Adsorption and oxidation of NO to NO2 over a renewable activated carbon from coconut

Abstract

The NOx health and environmental problems make necessary to reduce this gaseous emission from different sources. Furthermore, its increase in the last years and the difficulties to remove it with after-treatment systems already in the market make more urgent the development of new techniques. The purpose of this investigation is to study the low temperature catalytic oxidation of NO to NO2 and its adsorption over a renewable activated carbon (AC) from coconut shell. The present research presents the results of experimental work carried out using a laboratory scale reactor to investigate the low temperature catalytic oxidation of NO. Activated carbon was housed in the reactor and tests were carried out with different reactor sizes, different activated carbon forms and shapes, different gas mixtures at different temperatures and different levels of humidity to simulate dry and wet particulate-free diesel engine exhaust gas. The effects of addition of ozone in the gas on the NO oxidation were also explored. Gas analysis upstream and downstream of the catalytic reactor was carried out in all cases during the charge and regeneration of the AC. An extensive literature review in conjunction with measurement of some properties of the activated carbon helped to understand better its characteristics and behaviour.

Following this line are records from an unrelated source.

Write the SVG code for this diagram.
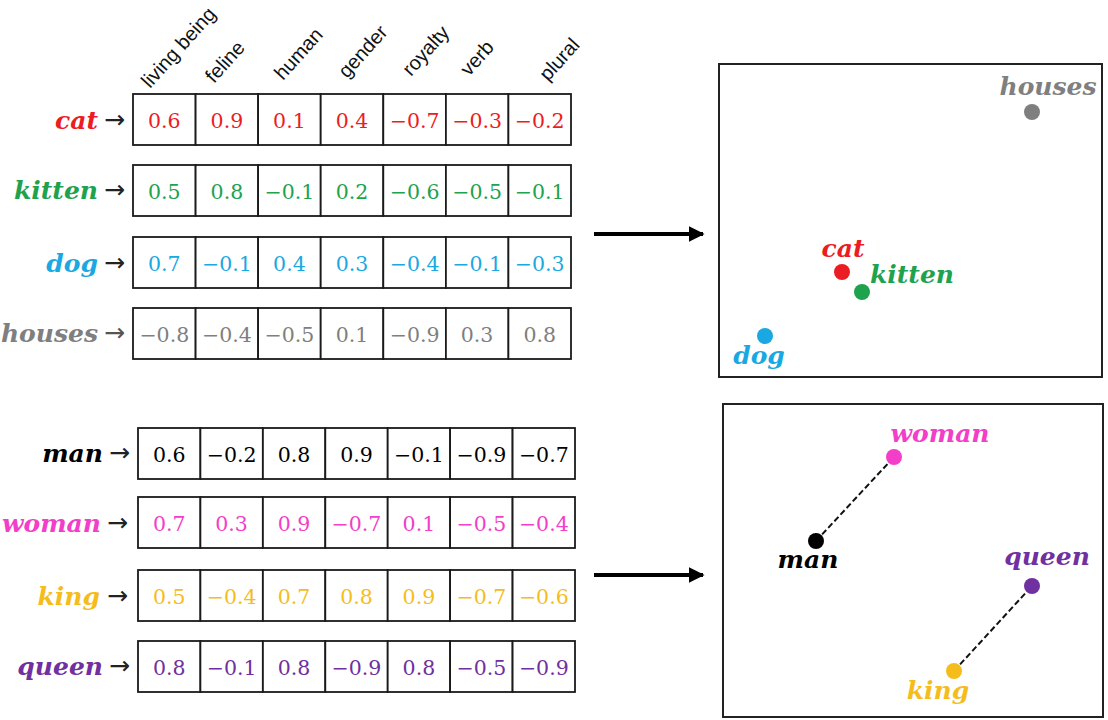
<svg xmlns="http://www.w3.org/2000/svg" width="1108" height="720" viewBox="0 0 1108 720">
<style>
.hdr{font-family:"Liberation Sans",Arial,sans-serif;font-size:20px;fill:#111}
.cell{fill:#fff;stroke:#1a1a1a;stroke-width:1.8}
.num{font-family:"DejaVu Serif","Liberation Serif",serif;font-size:20.5px;text-anchor:middle}
.word{font-family:"DejaVu Serif","Liberation Serif",serif;font-size:25px;font-weight:bold;font-style:italic}
.arr{font-family:"DejaVu Sans",sans-serif;font-size:25px;fill:#222}
.panel{fill:#fff;stroke:#222;stroke-width:2}
.red{fill:#ec1c24}.green{fill:#1ea24e}.blue{fill:#1aa8e2}.gray{fill:#7f7f7f}
.black{fill:#000}.pink{fill:#f23ec8}.yellow{fill:#f5bd1c}.purple{fill:#7030a0}
.dash{stroke:#111;stroke-width:2;stroke-dasharray:6 3;fill:none}
.big{stroke:#000;stroke-width:4;fill:none}
</style>
<defs>
<marker id="ah" viewBox="0 0 10 10" refX="9" refY="5" markerWidth="4" markerHeight="4" orient="auto" markerUnits="strokeWidth">
<path d="M0,0 L10,5 L0,10 z" fill="#000"/>
</marker>
</defs>

<g id="headers">
<text class="hdr" x="150" y="89" transform="rotate(-48 150 89)">living being</text>
<text class="hdr" x="214" y="84" transform="rotate(-48 214 84)">feline</text>
<text class="hdr" x="283" y="81" transform="rotate(-48 283 81)">human</text>
<text class="hdr" x="347" y="79" transform="rotate(-48 347 79)">gender</text>
<text class="hdr" x="411" y="77" transform="rotate(-48 411 77)">royalty</text>
<text class="hdr" x="469" y="77" transform="rotate(-48 469 77)">verb</text>
<text class="hdr" x="548" y="82" transform="rotate(-48 548 82)">plural</text>
</g>

<g id="row-cat">
<text class="word red" x="98" y="129" text-anchor="end">cat</text>
<text class="arr" x="104" y="128">→</text>
<rect class="cell" x="133" y="94" width="62.6" height="51"/><rect class="cell" x="195.6" y="94" width="62.6" height="51"/><rect class="cell" x="258.1" y="94" width="62.6" height="51"/><rect class="cell" x="320.7" y="94" width="62.6" height="51"/><rect class="cell" x="383.3" y="94" width="62.6" height="51"/><rect class="cell" x="445.9" y="94" width="62.6" height="51"/><rect class="cell" x="508.4" y="94" width="62.6" height="51"/>
<g class="red">
<text class="num" x="164.3" y="127.5">0.6</text><text class="num" x="226.9" y="127.5">0.9</text><text class="num" x="289.4" y="127.5">0.1</text><text class="num" x="352" y="127.5">0.4</text><text class="num" x="414.6" y="127.5">−0.7</text><text class="num" x="477.1" y="127.5">−0.3</text><text class="num" x="539.7" y="127.5">−0.2</text>
</g>
</g>

<g id="row-kitten">
<text class="word green" x="98" y="199" text-anchor="end">kitten</text>
<text class="arr" x="104" y="198">→</text>
<rect class="cell" x="133" y="165" width="62.6" height="51"/><rect class="cell" x="195.6" y="165" width="62.6" height="51"/><rect class="cell" x="258.1" y="165" width="62.6" height="51"/><rect class="cell" x="320.7" y="165" width="62.6" height="51"/><rect class="cell" x="383.3" y="165" width="62.6" height="51"/><rect class="cell" x="445.9" y="165" width="62.6" height="51"/><rect class="cell" x="508.4" y="165" width="62.6" height="51"/>
<g class="green">
<text class="num" x="164.3" y="198.5">0.5</text><text class="num" x="226.9" y="198.5">0.8</text><text class="num" x="289.4" y="198.5">−0.1</text><text class="num" x="352" y="198.5">0.2</text><text class="num" x="414.6" y="198.5">−0.6</text><text class="num" x="477.1" y="198.5">−0.5</text><text class="num" x="539.7" y="198.5">−0.1</text>
</g>
</g>

<g id="row-dog">
<text class="word blue" x="98" y="272" text-anchor="end">dog</text>
<text class="arr" x="104" y="271">→</text>
<rect class="cell" x="133" y="237" width="62.6" height="51"/><rect class="cell" x="195.6" y="237" width="62.6" height="51"/><rect class="cell" x="258.1" y="237" width="62.6" height="51"/><rect class="cell" x="320.7" y="237" width="62.6" height="51"/><rect class="cell" x="383.3" y="237" width="62.6" height="51"/><rect class="cell" x="445.9" y="237" width="62.6" height="51"/><rect class="cell" x="508.4" y="237" width="62.6" height="51"/>
<g class="blue">
<text class="num" x="164.3" y="270.5">0.7</text><text class="num" x="226.9" y="270.5">−0.1</text><text class="num" x="289.4" y="270.5">0.4</text><text class="num" x="352" y="270.5">0.3</text><text class="num" x="414.6" y="270.5">−0.4</text><text class="num" x="477.1" y="270.5">−0.1</text><text class="num" x="539.7" y="270.5">−0.3</text>
</g>
</g>

<g id="row-houses">
<text class="word gray" x="98" y="342" text-anchor="end">houses</text>
<text class="arr" x="104" y="341" style="fill:#555">→</text>
<rect class="cell" x="133" y="308" width="62.6" height="51"/><rect class="cell" x="195.6" y="308" width="62.6" height="51"/><rect class="cell" x="258.1" y="308" width="62.6" height="51"/><rect class="cell" x="320.7" y="308" width="62.6" height="51"/><rect class="cell" x="383.3" y="308" width="62.6" height="51"/><rect class="cell" x="445.9" y="308" width="62.6" height="51"/><rect class="cell" x="508.4" y="308" width="62.6" height="51"/>
<g class="gray">
<text class="num" x="164.3" y="341.5">−0.8</text><text class="num" x="226.9" y="341.5">−0.4</text><text class="num" x="289.4" y="341.5">−0.5</text><text class="num" x="352" y="341.5">0.1</text><text class="num" x="414.6" y="341.5">−0.9</text><text class="num" x="477.1" y="341.5">0.3</text><text class="num" x="539.7" y="341.5">0.8</text>
</g>
</g>

<g id="row-man">
<text class="word black" x="103" y="462" text-anchor="end">man</text>
<text class="arr" x="109" y="461">→</text>
<rect class="cell" x="138" y="428" width="62.4" height="51"/><rect class="cell" x="200.4" y="428" width="62.4" height="51"/><rect class="cell" x="262.9" y="428" width="62.4" height="51"/><rect class="cell" x="325.3" y="428" width="62.4" height="51"/><rect class="cell" x="387.7" y="428" width="62.4" height="51"/><rect class="cell" x="450.1" y="428" width="62.4" height="51"/><rect class="cell" x="512.6" y="428" width="62.4" height="51"/>
<g class="black">
<text class="num" x="169.2" y="461.5">0.6</text><text class="num" x="231.6" y="461.5">−0.2</text><text class="num" x="294.1" y="461.5">0.8</text><text class="num" x="356.5" y="461.5">0.9</text><text class="num" x="418.9" y="461.5">−0.1</text><text class="num" x="481.4" y="461.5">−0.9</text><text class="num" x="543.8" y="461.5">−0.7</text>
</g>
</g>

<g id="row-woman">
<text class="word pink" x="101" y="532" text-anchor="end">woman</text>
<text class="arr" x="107" y="531">→</text>
<rect class="cell" x="138" y="497" width="62.4" height="51"/><rect class="cell" x="200.4" y="497" width="62.4" height="51"/><rect class="cell" x="262.9" y="497" width="62.4" height="51"/><rect class="cell" x="325.3" y="497" width="62.4" height="51"/><rect class="cell" x="387.7" y="497" width="62.4" height="51"/><rect class="cell" x="450.1" y="497" width="62.4" height="51"/><rect class="cell" x="512.6" y="497" width="62.4" height="51"/>
<g class="pink">
<text class="num" x="169.2" y="530.5">0.7</text><text class="num" x="231.6" y="530.5">0.3</text><text class="num" x="294.1" y="530.5">0.9</text><text class="num" x="356.5" y="530.5">−0.7</text><text class="num" x="418.9" y="530.5">0.1</text><text class="num" x="481.4" y="530.5">−0.5</text><text class="num" x="543.8" y="530.5">−0.4</text>
</g>
</g>

<g id="row-king">
<text class="word yellow" x="100" y="605" text-anchor="end">king</text>
<text class="arr" x="107" y="604">→</text>
<rect class="cell" x="138" y="570" width="62.4" height="51"/><rect class="cell" x="200.4" y="570" width="62.4" height="51"/><rect class="cell" x="262.9" y="570" width="62.4" height="51"/><rect class="cell" x="325.3" y="570" width="62.4" height="51"/><rect class="cell" x="387.7" y="570" width="62.4" height="51"/><rect class="cell" x="450.1" y="570" width="62.4" height="51"/><rect class="cell" x="512.6" y="570" width="62.4" height="51"/>
<g class="yellow">
<text class="num" x="169.2" y="603.5">0.5</text><text class="num" x="231.6" y="603.5">−0.4</text><text class="num" x="294.1" y="603.5">0.7</text><text class="num" x="356.5" y="603.5">0.8</text><text class="num" x="418.9" y="603.5">0.9</text><text class="num" x="481.4" y="603.5">−0.7</text><text class="num" x="543.8" y="603.5">−0.6</text>
</g>
</g>

<g id="row-queen">
<text class="word purple" x="103" y="675" text-anchor="end">queen</text>
<text class="arr" x="109" y="674">→</text>
<rect class="cell" x="138" y="641" width="62.4" height="51"/><rect class="cell" x="200.4" y="641" width="62.4" height="51"/><rect class="cell" x="262.9" y="641" width="62.4" height="51"/><rect class="cell" x="325.3" y="641" width="62.4" height="51"/><rect class="cell" x="387.7" y="641" width="62.4" height="51"/><rect class="cell" x="450.1" y="641" width="62.4" height="51"/><rect class="cell" x="512.6" y="641" width="62.4" height="51"/>
<g class="purple">
<text class="num" x="169.2" y="674.5">0.8</text><text class="num" x="231.6" y="674.5">−0.1</text><text class="num" x="294.1" y="674.5">0.8</text><text class="num" x="356.5" y="674.5">−0.9</text><text class="num" x="418.9" y="674.5">0.8</text><text class="num" x="481.4" y="674.5">−0.5</text><text class="num" x="543.8" y="674.5">−0.9</text>
</g>
</g>

<g id="panel-top">
<rect class="panel" x="719" y="64" width="383" height="313"/>
</g>
<g id="pt-houses"><circle class="gray" cx="1032" cy="112" r="8"/><text class="word gray" x="1048" y="95" text-anchor="middle">houses</text></g>
<g id="pt-cat"><circle class="red" cx="842" cy="272" r="8"/><text class="word red" x="843" y="257" text-anchor="middle">cat</text></g>
<g id="pt-kitten"><circle class="green" cx="862" cy="292" r="8"/><text class="word green" x="870" y="283">kitten</text></g>
<g id="pt-dog"><circle class="blue" cx="765" cy="336" r="8"/><text class="word blue" x="759" y="364" text-anchor="middle">dog</text></g>

<g id="panel-bottom">
<rect class="panel" x="723" y="404" width="380" height="313"/>
</g>

<g id="connectors">
<line class="big" x1="594" y1="234" x2="703" y2="234" marker-end="url(#ah)"/>
<line class="big" x1="594" y1="575" x2="703" y2="575" marker-end="url(#ah)"/>
<line class="dash" x1="816" y1="541" x2="894" y2="457"/>
<line class="dash" x1="954" y1="671" x2="1032" y2="586"/>
</g>

<g id="pt-woman"><circle class="pink" cx="894" cy="457" r="8"/><text class="word pink" x="940" y="442" text-anchor="middle">woman</text></g>
<g id="pt-man"><circle class="black" cx="816" cy="541" r="8"/><text class="word black" x="808" y="568" text-anchor="middle">man</text></g>
<g id="pt-queen"><circle class="purple" cx="1032" cy="586" r="8"/><text class="word purple" x="1047" y="565" text-anchor="middle">queen</text></g>
<g id="pt-king"><circle class="yellow" cx="954" cy="671" r="8"/><text class="word yellow" x="938" y="699" text-anchor="middle">king</text></g>
</svg>
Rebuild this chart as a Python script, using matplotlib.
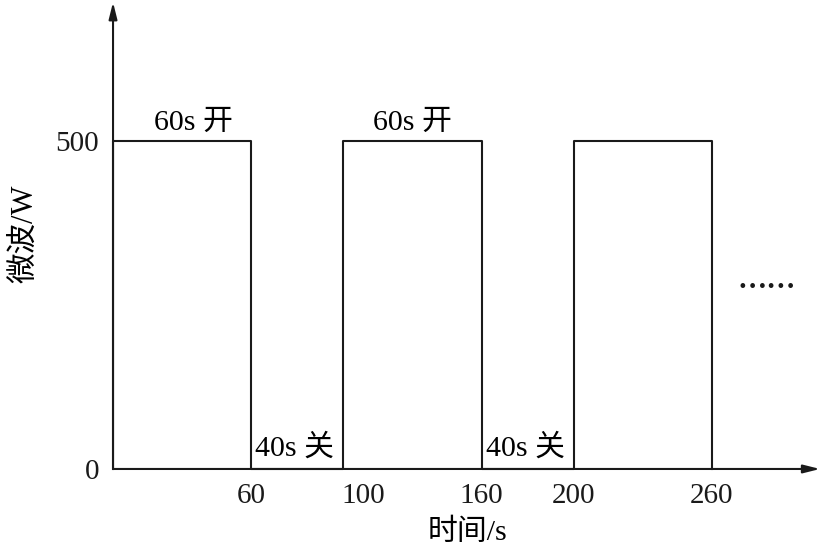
import matplotlib
matplotlib.use("Agg")
import matplotlib.pyplot as plt
import matplotlib.transforms as mtransforms

plt.rcParams["font.family"] = ["Liberation Serif", "Noto Sans CJK SC"]

# data
pulse_on = [0, 100, 200]
pulse_off = [60, 160, 260]
power = 500
xticks = [60, 100, 160, 200, 260]
yticks = [0, 500]
on_labels_x = [35, 130]
off_labels_x = [79, 179]

fig = plt.figure(figsize=(8.25, 5.55), dpi=100)
ax = fig.add_axes([0.137, 0.155, 0.857, 0.841])
ax.set_xlim(0, 307)
ax.set_ylim(0, 712)

# square wave
xs, ys = [], []
for a, b in zip(pulse_on, pulse_off):
    xs += [a, a, b, b]
    ys += [0, power, power, 0]
ax.plot(xs, ys, color="#1a1a1a", lw=1.5, clip_on=False)

for x in on_labels_x:
    ax.text(x, 517, "60s 开", fontsize=21.5, ha="center", va="baseline")
for x in off_labels_x:
    ax.text(x, 21, "40s 关", fontsize=21.5, ha="center", va="baseline")

# trailing dots
ax.text(284, 276, "……", fontsize=21, ha="center", va="center",
        family="Noto Sans CJK SC", color="#1a1a1a", fontweight="bold")

# axes with arrows
for s in ax.spines.values():
    s.set_visible(False)
ax.annotate("", xy=(1.0, 0), xytext=(0, 0), xycoords="axes fraction",
            arrowprops=dict(arrowstyle="-|>,head_length=1.0,head_width=0.25",
                            color="#1a1a1a", lw=1.5, shrinkA=0, shrinkB=0))
ax.annotate("", xy=(0, 1.0), xytext=(0, 0), xycoords="axes fraction",
            arrowprops=dict(arrowstyle="-|>,head_length=1.0,head_width=0.25",
                            color="#1a1a1a", lw=1.5, shrinkA=0, shrinkB=0))

ax.set_xticks(xticks)
ax.set_yticks(yticks)
ax.tick_params(length=0, labelsize=21, pad=10, colors="#1a1a1a")
# the 100 label sits a bit right of its edge in the original
lbl = ax.get_xticklabels()[1]
lbl.set_transform(lbl.get_transform() +
                  mtransforms.ScaledTranslation(0.2, 0, fig.dpi_scale_trans))

ax.set_xlabel("时间/s", fontsize=21.5)
ax.xaxis.set_label_coords(0.502, -0.107)
ax.set_ylabel("微波/W", fontsize=22)
ax.yaxis.set_label_coords(-0.104, 0.505)

fig.savefig("out.png", dpi=100)
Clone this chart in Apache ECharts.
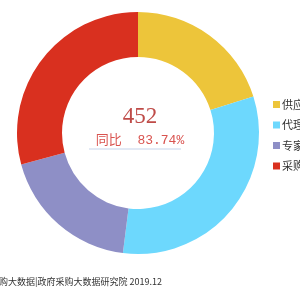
<!DOCTYPE html>
<html><head><meta charset="utf-8">
<script src="https://cdn.jsdelivr.net/npm/echarts@6/dist/echarts.min.js"></script>
<style>html,body{margin:0;padding:0;background:#fff}#c{width:300px;height:300px}</style>
</head><body><div id="c"></div>
<script>
var categories = ['供应商', '代理机构', '专家', '采购人'];
var values = [91, 144, 85, 132];
var colors = ['#edc53a', '#6dd8fd', '#8e8fc6', '#d9301f'];
var totalText = '452';
var ratioText = '同比  83.74%';
var sourceText = '数据来源：政府采购大数据|政府采购大数据研究院 2019.12';

var chart = echarts.init(document.getElementById('c'));
chart.setOption({
  animation: false,
  color: colors,
  title: {
    text: totalText,
    subtext: ratioText,
    left: 135, top: 100, textAlign: 'center',
    itemGap: 6,
    textStyle: {fontFamily: 'Liberation Serif', fontSize: 23, lineHeight: 23, fontWeight: 'normal', color: '#bf4b48'},
    subtextStyle: {fontFamily: 'Liberation Mono, Noto Sans CJK SC', fontSize: 13, lineHeight: 14, color: '#d9534f'}
  },
  legend: {
    orient: 'vertical', left: 268, top: 94, itemWidth: 7, itemHeight: 7, itemGap: 9.5,
    icon: 'rect',
    textStyle: {fontSize: 11, lineHeight: 11, color: '#333', fontFamily: 'Noto Sans CJK SC', padding: [0,0,0,-3]},
    data: categories
  },
  graphic: [
    {type: 'line', shape: {x1: 89, y1: 149, x2: 181, y2: 149}, style: {stroke: '#c5d3ea', lineWidth: 1}},
    {type: 'text', right: 138, top: 277, style: {text: sourceText, fontSize: 9, fill: '#333', fontFamily: 'Noto Sans CJK SC'}}
  ],
  series: [{
    type: 'pie',
    center: [138, 133],
    radius: [76, 121],
    startAngle: 90,
    label: {show: false},
    labelLine: {show: false},
    itemStyle: {borderColor: '#fff', borderWidth: 0},
    data: categories.map(function (c, i) { return {name: c, value: values[i]}; })
  }]
});
</script></body></html>
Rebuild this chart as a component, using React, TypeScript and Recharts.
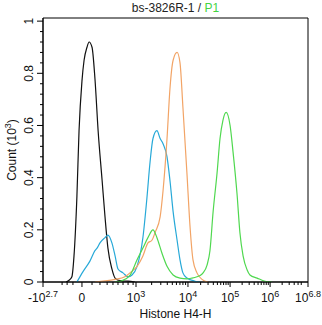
import { LineChart, Line, XAxis, YAxis, ReferenceArea } from 'recharts'

// x values are in display channels (0..1000 across the biexponential axis)
const blackX = [87, 102, 109, 117, 128, 136, 147, 155, 166, 174, 185, 196, 208, 223, 234, 245, 260, 272, 291, 321, 347]
const blackY = [0, 0.01, 0.02, 0.1, 0.33, 0.58, 0.77, 0.85, 0.9, 0.92, 0.9, 0.78, 0.58, 0.39, 0.25, 0.13, 0.05, 0.015, 0.005, 0.003, 0]

const cyanX = [128, 151, 177, 196, 204, 215, 234, 245, 260, 272, 283, 302, 321, 336, 355, 377, 392, 404, 415, 430, 442, 453, 468, 479, 491, 506, 517, 528, 543, 574, 593]
const cyanY = [0, 0.04, 0.08, 0.12, 0.13, 0.15, 0.17, 0.18, 0.15, 0.1, 0.05, 0.035, 0.02, 0.027, 0.06, 0.17, 0.32, 0.46, 0.55, 0.58, 0.55, 0.53, 0.48, 0.39, 0.27, 0.16, 0.085, 0.035, 0.015, 0.003, 0]

const orangeX = [196, 234, 272, 309, 328, 355, 377, 396, 411, 423, 442, 453, 468, 479, 491, 506, 517, 528, 543, 555, 566, 581, 600, 623]
const orangeY = [0, 0.004, 0.01, 0.02, 0.035, 0.06, 0.1, 0.15, 0.16, 0.19, 0.25, 0.35, 0.55, 0.74, 0.85, 0.88, 0.84, 0.67, 0.42, 0.21, 0.085, 0.035, 0.01, 0]

const greenX = [272, 298, 328, 355, 377, 396, 415, 430, 449, 468, 491, 517, 543, 562, 581, 593, 604, 619, 630, 642, 657, 668, 679, 691, 706, 717, 732, 743, 755, 770, 781, 808, 838, 864]
const greenY = [0, 0.005, 0.025, 0.085, 0.13, 0.17, 0.2, 0.17, 0.11, 0.06, 0.027, 0.015, 0.012, 0.015, 0.02, 0.025, 0.035, 0.065, 0.12, 0.27, 0.42, 0.55, 0.62, 0.65, 0.6, 0.5, 0.34, 0.19, 0.1, 0.047, 0.027, 0.015, 0.003, 0]

const xTicks = [0, 147, 351, 547, 706, 857, 1000]
const xTickBase = ['-10', '0', '10', '10', '10', '10', '10']
const xTickExp = ['2.7', '', '3', '4', '5', '6', '6.8']
const xMinor = [72, 91, 113, 185, 215, 242, 264, 283, 302, 321, 340]
const decades = [351, 547, 706, 857]

const yTicks = [0, 0.2, 0.4, 0.6, 0.8, 1]
const yMax = 1.012

const toPoints = (xs: number[], ys: number[]) => xs.map((x, i) => ({ x, y: ys[i] }))

// log-spaced minor ticks inside each decade
const logMinor: number[] = []
for (let d = 0; d < decades.length - 1; d++) {
  for (let k = 2; k <= 9; k++) {
    logMinor.push(decades[d] + Math.log10(k) * (decades[d + 1] - decades[d]))
  }
}
for (let k = 2; k <= 6; k++) logMinor.push(857 + Math.log10(k) * (857 - 706))
const allXTicks = [...xTicks, ...xMinor, ...logMinor.filter(v => v < 1000)]

const yMinor: number[] = []
for (let v = 0.04; v < 1; v += 0.04) {
  if (Math.abs(v / 0.2 - Math.round(v / 0.2)) > 0.01) yMinor.push(Number(v.toFixed(2)))
}
const allYTicks = [...yTicks, ...yMinor]

const font = '"Liberation Sans", Arial, sans-serif'

function XTick(props: any) {
  const { x, y, payload } = props
  const i = xTicks.indexOf(payload.value)
  if (i < 0) return <line x1={x} x2={x} y1={y} y2={y + 3} stroke="#000" />
  return (
    <g>
      <line x1={x} x2={x} y1={y} y2={y + 5} stroke="#000" />
      <text x={x} y={y + 20} textAnchor="middle" fontSize={12} fontFamily={font} fill="#111">
        {xTickBase[i]}
        {xTickExp[i] && (
          <tspan dy={-5} fontSize={9}>
            {xTickExp[i]}
          </tspan>
        )}
      </text>
    </g>
  )
}

function YTick(props: any) {
  const { x, y, payload } = props
  const major = yTicks.includes(payload.value)
  if (!major) return <line x1={x - 3} x2={x} y1={y} y2={y} stroke="#000" />
  return (
    <g>
      <line x1={x - 6} x2={x} y1={y} y2={y} stroke="#000" />
      <text
        x={x - 10}
        y={y}
        textAnchor="middle"
        fontSize={12}
        fontFamily={font}
        fill="#111"
        transform={`rotate(-90 ${x - 10} ${y})`}
      >
        {String(payload.value)}
      </text>
    </g>
  )
}

const series = [
  { name: 'black', color: '#111111', data: toPoints(blackX, blackY) },
  { name: 'cyan', color: '#27a9d8', data: toPoints(cyanX, cyanY) },
  { name: 'orange', color: '#f2a466', data: toPoints(orangeX, orangeY) },
  { name: 'green', color: '#4fd84f', data: toPoints(greenX, greenY) },
]

export default function App() {
  return (
    <div style={{ position: 'absolute', left: 0, top: 0, width: 322, height: 325, background: '#fff', fontFamily: font }}>
      <LineChart width={322} height={325} margin={{ top: 18, right: 14, bottom: 13, left: 8 }}>
        <XAxis
          dataKey="x"
          type="number"
          domain={[0, 1000]}
          ticks={allXTicks}
          interval={0}
          tickSize={0}
          tickMargin={0}
          tickLine={false}
          tick={<XTick />}
          axisLine={{ stroke: '#000' }}
          height={30}
          allowDataOverflow
        />
        <YAxis
          type="number"
          domain={[0, yMax]}
          ticks={allYTicks}
          interval={0}
          tickSize={0}
          tickMargin={0}
          tickLine={false}
          tick={<YTick />}
          axisLine={{ stroke: '#000' }}
          width={35}
          allowDataOverflow
        />
        <ReferenceArea x1={0} x2={1000} y1={0} y2={yMax} fill="none" stroke="#000" strokeWidth={1} ifOverflow="visible" />
        {series.map(s => (
          <Line
            key={s.name}
            data={s.data}
            dataKey="y"
            type="monotone"
            stroke={s.color}
            strokeWidth={1.2}
            dot={false}
            isAnimationActive={false}
          />
        ))}
      </LineChart>
      <div style={{ position: 'absolute', top: 1, left: 43, width: 265, textAlign: 'center', fontSize: 12, color: '#222' }}>
        bs-3826R-1 / <span style={{ color: '#44d444' }}>P1</span>
      </div>
      <div style={{ position: 'absolute', top: 307, left: 43, width: 265, textAlign: 'center', fontSize: 12, color: '#111' }}>
        Histone H4-H
      </div>
      <div
        style={{
          position: 'absolute',
          left: 11,
          top: 150,
          transform: 'translate(-50%, -50%) rotate(-90deg)',
          whiteSpace: 'nowrap',
          fontSize: 12,
          color: '#111',
        }}
      >
        Count (10<sup style={{ fontSize: 9 }}>3</sup>)
      </div>
    </div>
  )
}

The results of this study indicate that in the case of dry gas, the activated carbon initially acts as an adsorber and only after operation of several hours, the NO oxidation that takes place in the reactor results in increased NO2 levels in the product gas. The NO conversion is affected by the activated carbon form and reaction conditions including temperature, humidity, oxygen, NO, CO2 content in the inlet gas, temperature, space velocity, linear gas velocity, residence time, reactor shape, AC pretreatment and lifespan. Water vapour has a detrimental effect on the conversion of NO to NO2 before the AC reaches the steady-state conditions. On the other hand, ozone is effective in converting NO to NO2 at room temperature. This research has developed some findings not studied or reported by other researches before and confirms and/or complements results reported in the literature review by other groups, which will benefit the development of a renewable after-treatment system of NOx emissions.